Chapter 3 explores the deprivation of heterosexual relationships within the institution. With the lack of heterosexual relationships comes an increase in sexual violence, deprivation, and intimidation. With prisoners being scared to turn guards in, there are many cases of abuse. Intimidation leads to silence.
In Chapter 4, Steiner and Longazel explore the intense isolation within super-max facilities. Incarceration takes away individual liberty, but solitary confinement leads to loss of control, suicidal ideations, aggression, cognitive dysfunction, and depression. These disorders go untreated and prisoners, when released, enter the free world with extra baggage. Increased likelihood of recidivism is due to mental illness and violence.
In Chapter 5, the authors explore the brutality inside the prison that leads to psychological trauma.
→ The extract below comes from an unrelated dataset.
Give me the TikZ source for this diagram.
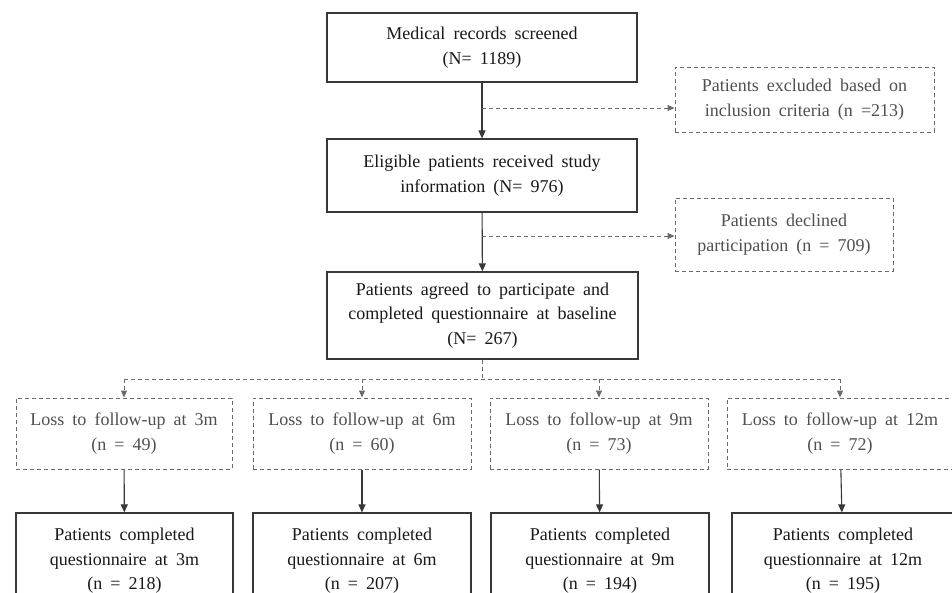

Within the prison, guards use violence as a way of interacting with serious offenders, thereby "normalizing" violence. This encourages prisoner-on-prisoner violence and leaves inmates without a clear judgment of where to draw the line.
From healthcare inadequacies to intense isolation, this book gave me a better understanding of what inmates suffer and the traumas they endure. Most inmates will return home. As a social work student, I believe the authors have better prepared me to work with individuals within the penal system who are being denied their basic human rights and ex-offenders when they come home. The emotional impact of the stories shared will help readers gain a broader understanding of the desperation within the penal systems. Steiner and Longazel make a strong case for penal reform.
Reviewed by Franke J. Gonzales, BSW student, the University of South Dakota.